B. La valeur probante des éléments produits et la portée de la décision
La Cour motive sobrement le rejet des pièces adverses. Elle relève que « en l’absence de toute comptabilité et compte tenu de la présence importante d’espèces, il est impossible de déterminer avec précision son chiffre d’affaires ». Elle en déduit que « Les documents épars communiqués […] sont dépourvus de toute valeur probante », s’agissant de relevés bancaires et de tableaux produits unilatéralement, qui ne captent ni les recettes en espèces ni leur ventilation. Le raisonnement est classique: l’administration démontre l’impossibilité d’une reconstitution exacte, ce qui déclenche le forfait légal; il appartient alors au cotisant d’apporter une preuve contraire suffisamment précise, régulière et complète.
La portée pratique est notable. D’abord, la décision valide la grille probatoire attendue dans les contentieux de dissimulation: indices convergents d’activité, défaut d’immatriculation, flux d’espèces incompatibles avec les revenus officiels, et absence de comptabilité. Ensuite, elle confirme que la présomption de l’article R. 243-59-4 n’est pas irréfragable mais exige une contre-preuve sérieuse, idéalement issue de documents contemporains, exhaustifs et vérifiables. Enfin, l’usage d’un seul plafond par an limite les effets d’une estimation au forfait et renforce la proportionnalité du redressement, tout en assurant l’effectivité du recouvrement.

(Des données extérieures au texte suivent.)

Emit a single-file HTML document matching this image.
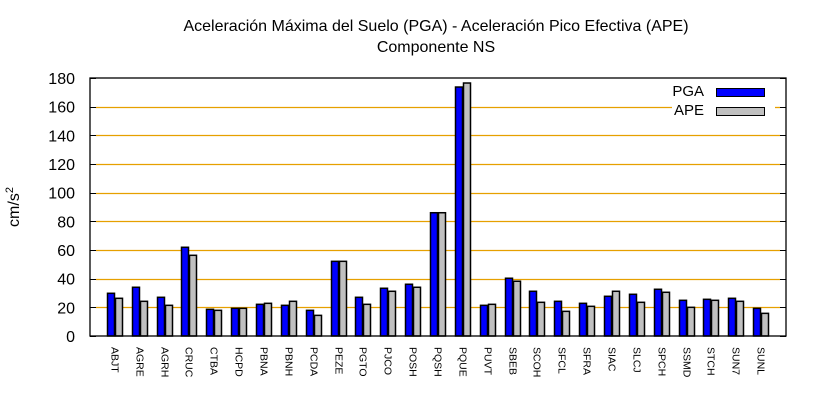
<!DOCTYPE html>
<html><head><meta charset="utf-8"><style>
body{margin:0;background:#fff;}
svg{display:block;font-family:"Liberation Sans",sans-serif;}
</style></head><body>
<svg id="chart" width="820" height="400">
<text x="436" y="31" text-anchor="middle" font-size="16">Aceleración Máxima del Suelo (PGA) -  Aceleración Pico Efectiva (APE)</text>
<text x="436" y="52" text-anchor="middle" font-size="16">Componente NS</text>
<text transform="translate(19,207) rotate(-90)" text-anchor="middle" font-size="16">cm/s<tspan dy="-6" font-size="11">2</tspan></text>
<g id="grid"></g>
<g id="bars"></g>
<g id="ticks"></g>
<rect x="90" y="78" width="696" height="258" fill="none" stroke="#000" stroke-width="1.3"/>
<g>
<text x="704" y="96" text-anchor="end" font-size="15">PGA</text>
<rect x="716.5" y="88.5" width="48" height="8" fill="#0000ff" stroke="#000"/>
<text x="704" y="115" text-anchor="end" font-size="15">APE</text>
<rect x="716.5" y="107.5" width="48" height="8" fill="#c0c0c0" stroke="#000"/>
</g>
</svg>
<script>
const categories=["ABJT","AGRE","AGRH","CRUC","CTBA","HCPD","PBNA","PBNH","PCDA","PEZE","PGTO","PJCO","POSH","PQSH","PQUE","PUVT","SBEB","SCOH","SFCL","SFRA","SIAC","SLCJ","SPCH","SSMD","STCH","SUN7","SUNL"];
const pgaValues=[29.8,34,27,61.9,18.6,19.3,22.1,21.4,17.9,52.1,27,33.3,36.1,86,173.7,21.4,40.3,31.2,24.2,22.8,27.7,29.1,32.6,24.9,25.6,26.3,19.3];
const apeValues=[26.3,24.2,21.4,56.3,17.9,19.3,22.8,24.2,14.4,52.1,22.1,31.2,34,86,176.5,22.1,38.2,23.5,17.2,20.7,31.2,23.5,30.5,20,24.9,24.2,15.8];
const yTicks=[0,20,40,60,80,100,120,140,160,180];
const NS="http://www.w3.org/2000/svg";
const L=90,R=786,T=78,B=336;
function xs(i){return L+(i+1)*(R-L)/(categories.length+1);}
function ys(v){return B-v*(B-T)/180;}
function mk(tag,attrs,parent){const e=document.createElementNS(NS,tag);for(const k in attrs)e.setAttribute(k,attrs[k]);parent.appendChild(e);return e;}
const grid=document.getElementById('grid'),bars=document.getElementById('bars'),ticks=document.getElementById('ticks');
yTicks.forEach(v=>{
  const y=Math.round(ys(v))+0.5;
  if(v>0&&v<180){
    const x2=(v===160)?672:R-6;
    const g=mk('line',{x1:L+6,x2:x2,y1:y,y2:y,stroke:'#e6a000','stroke-width':1.3},grid);
    
    
    if(v===160){const g2=mk('line',{x1:775,x2:R-6,y1:y,y2:y,stroke:'#e6a000','stroke-width':1.3},grid);
      
      }
  }
  const t1=mk('line',{x1:L,x2:L+6,y1:y,y2:y,stroke:'#000'},ticks);
  
  
  const t2=mk('line',{x1:R-6,x2:R,y1:y,y2:y,stroke:'#000'},ticks);
  
  
  const lb=mk('text',{x:75,y:ys(v)+6,'text-anchor':'end','font-size':16},ticks);
  lb.textContent=v;
  
  
});
const bw=8;
categories.forEach((c,i)=>{
  const cx=Math.round(xs(i));
  const b1=mk('rect',{x:cx-bw+0.5,y:ys(pgaValues[i]),width:bw-1,height:B-ys(pgaValues[i]),fill:'#0000ff',stroke:'#000','stroke-width':1.5},bars);
  
  
  const b2=mk('rect',{x:cx+0.5,y:ys(apeValues[i]),width:bw-1,height:B-ys(apeValues[i]),fill:'#c0c0c0',stroke:'#000','stroke-width':1.5},bars);
  
  
  const t=mk('text',{transform:'translate('+(cx-3.5)+',347) rotate(90)','font-size':10.5},ticks);
  t.textContent=c;
  
  
});
</script>
</body></html>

Au terme de cette analyse, la cohérence d’ensemble entre articulation pénal/civil et mécanisme d’assiette apparaît assumée. La juridiction énonce des principes clairs, les applique sans dénaturer le cadre légal, et inscrit le dispositif dans une logique de sécurité juridique et de lutte contre l’opacité. L’énoncé final en est le corollaire: « Valide l’entier redressement au titre des années 2014 à 2018 », après avoir dit qu’il n’y avait pas lieu de surseoir, ce qui referme harmonieusement les deux chefs du litige.